### Short problem
The entire listing is to be repeated verbatim.

### Records supplied

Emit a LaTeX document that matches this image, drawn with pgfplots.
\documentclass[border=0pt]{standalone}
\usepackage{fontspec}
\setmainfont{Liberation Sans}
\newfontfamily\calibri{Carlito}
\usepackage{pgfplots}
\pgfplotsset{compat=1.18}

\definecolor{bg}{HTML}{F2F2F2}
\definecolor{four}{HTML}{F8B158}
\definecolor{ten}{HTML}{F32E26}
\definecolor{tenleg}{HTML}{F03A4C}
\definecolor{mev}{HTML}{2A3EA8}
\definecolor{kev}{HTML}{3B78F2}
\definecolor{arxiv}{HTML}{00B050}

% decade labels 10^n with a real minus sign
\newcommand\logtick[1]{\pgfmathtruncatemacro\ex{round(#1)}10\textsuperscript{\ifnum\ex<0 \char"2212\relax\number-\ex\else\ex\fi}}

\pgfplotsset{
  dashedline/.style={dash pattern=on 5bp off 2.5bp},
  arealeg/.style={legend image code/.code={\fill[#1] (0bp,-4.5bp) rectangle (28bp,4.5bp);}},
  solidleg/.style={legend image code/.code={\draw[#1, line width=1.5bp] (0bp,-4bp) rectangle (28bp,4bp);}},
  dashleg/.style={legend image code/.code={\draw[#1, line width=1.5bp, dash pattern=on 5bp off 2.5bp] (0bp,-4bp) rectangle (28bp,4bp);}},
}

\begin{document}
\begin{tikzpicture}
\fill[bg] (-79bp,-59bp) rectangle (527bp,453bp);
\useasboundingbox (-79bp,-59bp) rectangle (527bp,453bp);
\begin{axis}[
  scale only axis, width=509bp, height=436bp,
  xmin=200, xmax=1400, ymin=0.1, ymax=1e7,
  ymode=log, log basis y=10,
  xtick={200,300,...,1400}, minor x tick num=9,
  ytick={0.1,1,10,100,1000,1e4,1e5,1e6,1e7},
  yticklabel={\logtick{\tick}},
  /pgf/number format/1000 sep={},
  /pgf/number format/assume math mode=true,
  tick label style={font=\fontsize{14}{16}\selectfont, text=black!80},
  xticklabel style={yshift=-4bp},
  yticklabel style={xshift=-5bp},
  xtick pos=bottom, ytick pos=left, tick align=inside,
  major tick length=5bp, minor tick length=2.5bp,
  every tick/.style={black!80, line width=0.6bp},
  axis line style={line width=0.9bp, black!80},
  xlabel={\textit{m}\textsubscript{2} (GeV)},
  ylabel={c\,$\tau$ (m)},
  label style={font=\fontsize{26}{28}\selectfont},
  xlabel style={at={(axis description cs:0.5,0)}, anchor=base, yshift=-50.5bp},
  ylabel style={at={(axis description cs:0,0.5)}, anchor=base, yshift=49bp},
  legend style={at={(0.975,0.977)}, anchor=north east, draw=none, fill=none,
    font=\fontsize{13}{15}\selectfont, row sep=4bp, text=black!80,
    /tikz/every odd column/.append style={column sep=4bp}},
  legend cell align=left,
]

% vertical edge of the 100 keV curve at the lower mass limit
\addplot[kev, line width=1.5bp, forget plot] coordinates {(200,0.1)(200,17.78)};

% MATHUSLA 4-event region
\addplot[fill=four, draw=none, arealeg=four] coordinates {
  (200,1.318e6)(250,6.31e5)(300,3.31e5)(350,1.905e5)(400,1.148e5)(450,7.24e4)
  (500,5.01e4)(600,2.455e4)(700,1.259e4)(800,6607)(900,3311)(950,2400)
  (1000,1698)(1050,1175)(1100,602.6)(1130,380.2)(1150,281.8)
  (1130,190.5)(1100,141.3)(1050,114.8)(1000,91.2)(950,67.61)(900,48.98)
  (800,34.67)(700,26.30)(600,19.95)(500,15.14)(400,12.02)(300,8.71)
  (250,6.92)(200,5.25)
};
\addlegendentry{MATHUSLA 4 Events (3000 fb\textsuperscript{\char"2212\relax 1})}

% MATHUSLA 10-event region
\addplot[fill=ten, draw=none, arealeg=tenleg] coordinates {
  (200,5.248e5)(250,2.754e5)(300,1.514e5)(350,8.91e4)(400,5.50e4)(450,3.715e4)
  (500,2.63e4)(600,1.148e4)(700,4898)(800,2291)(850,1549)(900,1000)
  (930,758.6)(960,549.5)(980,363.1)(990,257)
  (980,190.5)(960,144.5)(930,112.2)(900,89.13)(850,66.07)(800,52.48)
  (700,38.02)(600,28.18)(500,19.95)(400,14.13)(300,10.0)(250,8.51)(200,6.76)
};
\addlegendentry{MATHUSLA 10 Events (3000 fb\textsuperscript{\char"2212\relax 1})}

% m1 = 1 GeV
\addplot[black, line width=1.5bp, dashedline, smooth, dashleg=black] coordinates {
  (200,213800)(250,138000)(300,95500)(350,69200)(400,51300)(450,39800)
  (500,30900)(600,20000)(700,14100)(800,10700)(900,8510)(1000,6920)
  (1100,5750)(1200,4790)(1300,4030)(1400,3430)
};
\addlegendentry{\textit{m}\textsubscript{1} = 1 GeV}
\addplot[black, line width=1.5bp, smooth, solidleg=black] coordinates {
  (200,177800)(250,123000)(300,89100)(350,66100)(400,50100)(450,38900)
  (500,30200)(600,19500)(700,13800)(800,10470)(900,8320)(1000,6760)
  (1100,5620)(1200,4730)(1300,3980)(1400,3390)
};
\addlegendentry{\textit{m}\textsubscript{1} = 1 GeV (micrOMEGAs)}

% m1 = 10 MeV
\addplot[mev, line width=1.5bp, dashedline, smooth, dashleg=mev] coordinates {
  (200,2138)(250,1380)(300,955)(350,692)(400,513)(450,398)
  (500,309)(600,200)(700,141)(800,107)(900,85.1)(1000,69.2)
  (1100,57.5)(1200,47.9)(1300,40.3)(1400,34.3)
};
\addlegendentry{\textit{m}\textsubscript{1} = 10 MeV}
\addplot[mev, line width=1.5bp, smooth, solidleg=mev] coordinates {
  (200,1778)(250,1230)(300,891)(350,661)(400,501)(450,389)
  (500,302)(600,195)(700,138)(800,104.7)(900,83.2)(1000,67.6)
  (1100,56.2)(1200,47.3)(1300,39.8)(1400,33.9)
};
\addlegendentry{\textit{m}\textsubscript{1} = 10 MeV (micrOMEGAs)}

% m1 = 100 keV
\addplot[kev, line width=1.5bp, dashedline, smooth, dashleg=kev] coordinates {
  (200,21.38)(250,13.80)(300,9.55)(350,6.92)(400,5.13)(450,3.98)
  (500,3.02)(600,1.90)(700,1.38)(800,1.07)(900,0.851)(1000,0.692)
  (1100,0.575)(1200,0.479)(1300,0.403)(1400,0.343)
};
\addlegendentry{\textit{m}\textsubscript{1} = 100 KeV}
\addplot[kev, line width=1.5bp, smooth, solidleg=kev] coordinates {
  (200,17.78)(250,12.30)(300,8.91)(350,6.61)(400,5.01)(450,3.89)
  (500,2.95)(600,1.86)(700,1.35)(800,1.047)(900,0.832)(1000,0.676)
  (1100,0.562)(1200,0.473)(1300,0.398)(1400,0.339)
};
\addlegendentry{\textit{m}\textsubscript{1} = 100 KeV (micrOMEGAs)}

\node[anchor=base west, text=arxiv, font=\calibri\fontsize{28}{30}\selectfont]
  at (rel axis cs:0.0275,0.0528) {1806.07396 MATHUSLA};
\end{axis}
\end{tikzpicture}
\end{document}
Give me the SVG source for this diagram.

### Task result
Emit a LaTeX document that matches this image, drawn with pgfplots.
\documentclass[border=0pt]{standalone}
\usepackage{fontspec}
\setmainfont{Liberation Sans}
\newfontfamily\calibri{Carlito}
\usepackage{pgfplots}
\pgfplotsset{compat=1.18}

\definecolor{bg}{HTML}{F2F2F2}
\definecolor{four}{HTML}{F8B158}
\definecolor{ten}{HTML}{F32E26}
\definecolor{tenleg}{HTML}{F03A4C}
\definecolor{mev}{HTML}{2A3EA8}
\definecolor{kev}{HTML}{3B78F2}
\definecolor{arxiv}{HTML}{00B050}

% decade labels 10^n with a real minus sign
\newcommand\logtick[1]{\pgfmathtruncatemacro\ex{round(#1)}10\textsuperscript{\ifnum\ex<0 \char"2212\relax\number-\ex\else\ex\fi}}

\pgfplotsset{
  dashedline/.style={dash pattern=on 5bp off 2.5bp},
  arealeg/.style={legend image code/.code={\fill[#1] (0bp,-4.5bp) rectangle (28bp,4.5bp);}},
  solidleg/.style={legend image code/.code={\draw[#1, line width=1.5bp] (0bp,-4bp) rectangle (28bp,4bp);}},
  dashleg/.style={legend image code/.code={\draw[#1, line width=1.5bp, dash pattern=on 5bp off 2.5bp] (0bp,-4bp) rectangle (28bp,4bp);}},
}

\begin{document}
\begin{tikzpicture}
\fill[bg] (-79bp,-59bp) rectangle (527bp,453bp);
\useasboundingbox (-79bp,-59bp) rectangle (527bp,453bp);
\begin{axis}[
  scale only axis, width=509bp, height=436bp,
  xmin=200, xmax=1400, ymin=0.1, ymax=1e7,
  ymode=log, log basis y=10,
  xtick={200,300,...,1400}, minor x tick num=9,
  ytick={0.1,1,10,100,1000,1e4,1e5,1e6,1e7},
  yticklabel={\logtick{\tick}},
  /pgf/number format/1000 sep={},
  /pgf/number format/assume math mode=true,
  tick label style={font=\fontsize{14}{16}\selectfont, text=black!80},
  xticklabel style={yshift=-4bp},
  yticklabel style={xshift=-5bp},
  xtick pos=bottom, ytick pos=left, tick align=inside,
  major tick length=5bp, minor tick length=2.5bp,
  every tick/.style={black!80, line width=0.6bp},
  axis line style={line width=0.9bp, black!80},
  xlabel={\textit{m}\textsubscript{2} (GeV)},
  ylabel={c\,$\tau$ (m)},
  label style={font=\fontsize{26}{28}\selectfont},
  xlabel style={at={(axis description cs:0.5,0)}, anchor=base, yshift=-50.5bp},
  ylabel style={at={(axis description cs:0,0.5)}, anchor=base, yshift=49bp},
  legend style={at={(0.975,0.977)}, anchor=north east, draw=none, fill=none,
    font=\fontsize{13}{15}\selectfont, row sep=4bp, text=black!80,
    /tikz/every odd column/.append style={column sep=4bp}},
  legend cell align=left,
]

% vertical edge of the 100 keV curve at the lower mass limit
\addplot[kev, line width=1.5bp, forget plot] coordinates {(200,0.1)(200,17.78)};

% MATHUSLA 4-event region
\addplot[fill=four, draw=none, arealeg=four] coordinates {
  (200,1.318e6)(250,6.31e5)(300,3.31e5)(350,1.905e5)(400,1.148e5)(450,7.24e4)
  (500,5.01e4)(600,2.455e4)(700,1.259e4)(800,6607)(900,3311)(950,2400)
  (1000,1698)(1050,1175)(1100,602.6)(1130,380.2)(1150,281.8)
  (1130,190.5)(1100,141.3)(1050,114.8)(1000,91.2)(950,67.61)(900,48.98)
  (800,34.67)(700,26.30)(600,19.95)(500,15.14)(400,12.02)(300,8.71)
  (250,6.92)(200,5.25)
};
\addlegendentry{MATHUSLA 4 Events (3000 fb\textsuperscript{\char"2212\relax 1})}

% MATHUSLA 10-event region
\addplot[fill=ten, draw=none, arealeg=tenleg] coordinates {
  (200,5.248e5)(250,2.754e5)(300,1.514e5)(350,8.91e4)(400,5.50e4)(450,3.715e4)
  (500,2.63e4)(600,1.148e4)(700,4898)(800,2291)(850,1549)(900,1000)
  (930,758.6)(960,549.5)(980,363.1)(990,257)
  (980,190.5)(960,144.5)(930,112.2)(900,89.13)(850,66.07)(800,52.48)
  (700,38.02)(600,28.18)(500,19.95)(400,14.13)(300,10.0)(250,8.51)(200,6.76)
};
\addlegendentry{MATHUSLA 10 Events (3000 fb\textsuperscript{\char"2212\relax 1})}

% m1 = 1 GeV
\addplot[black, line width=1.5bp, dashedline, smooth, dashleg=black] coordinates {
  (200,213800)(250,138000)(300,95500)(350,69200)(400,51300)(450,39800)
  (500,30900)(600,20000)(700,14100)(800,10700)(900,8510)(1000,6920)
  (1100,5750)(1200,4790)(1300,4030)(1400,3430)
};
\addlegendentry{\textit{m}\textsubscript{1} = 1 GeV}
\addplot[black, line width=1.5bp, smooth, solidleg=black] coordinates {
  (200,177800)(250,123000)(300,89100)(350,66100)(400,50100)(450,38900)
  (500,30200)(600,19500)(700,13800)(800,10470)(900,8320)(1000,6760)
  (1100,5620)(1200,4730)(1300,3980)(1400,3390)
};
\addlegendentry{\textit{m}\textsubscript{1} = 1 GeV (micrOMEGAs)}

% m1 = 10 MeV
\addplot[mev, line width=1.5bp, dashedline, smooth, dashleg=mev] coordinates {
  (200,2138)(250,1380)(300,955)(350,692)(400,513)(450,398)
  (500,309)(600,200)(700,141)(800,107)(900,85.1)(1000,69.2)
  (1100,57.5)(1200,47.9)(1300,40.3)(1400,34.3)
};
\addlegendentry{\textit{m}\textsubscript{1} = 10 MeV}
\addplot[mev, line width=1.5bp, smooth, solidleg=mev] coordinates {
  (200,1778)(250,1230)(300,891)(350,661)(400,501)(450,389)
  (500,302)(600,195)(700,138)(800,104.7)(900,83.2)(1000,67.6)
  (1100,56.2)(1200,47.3)(1300,39.8)(1400,33.9)
};
\addlegendentry{\textit{m}\textsubscript{1} = 10 MeV (micrOMEGAs)}

% m1 = 100 keV
\addplot[kev, line width=1.5bp, dashedline, smooth, dashleg=kev] coordinates {
  (200,21.38)(250,13.80)(300,9.55)(350,6.92)(400,5.13)(450,3.98)
  (500,3.02)(600,1.90)(700,1.38)(800,1.07)(900,0.851)(1000,0.692)
  (1100,0.575)(1200,0.479)(1300,0.403)(1400,0.343)
};
\addlegendentry{\textit{m}\textsubscript{1} = 100 KeV}
\addplot[kev, line width=1.5bp, smooth, solidleg=kev] coordinates {
  (200,17.78)(250,12.30)(300,8.91)(350,6.61)(400,5.01)(450,3.89)
  (500,2.95)(600,1.86)(700,1.35)(800,1.047)(900,0.832)(1000,0.676)
  (1100,0.562)(1200,0.473)(1300,0.398)(1400,0.339)
};
\addlegendentry{\textit{m}\textsubscript{1} = 100 KeV (micrOMEGAs)}

\node[anchor=base west, text=arxiv, font=\calibri\fontsize{28}{30}\selectfont]
  at (rel axis cs:0.0275,0.0528) {1806.07396 MATHUSLA};
\end{axis}
\end{tikzpicture}
\end{document}
Give me the SVG source for this diagram.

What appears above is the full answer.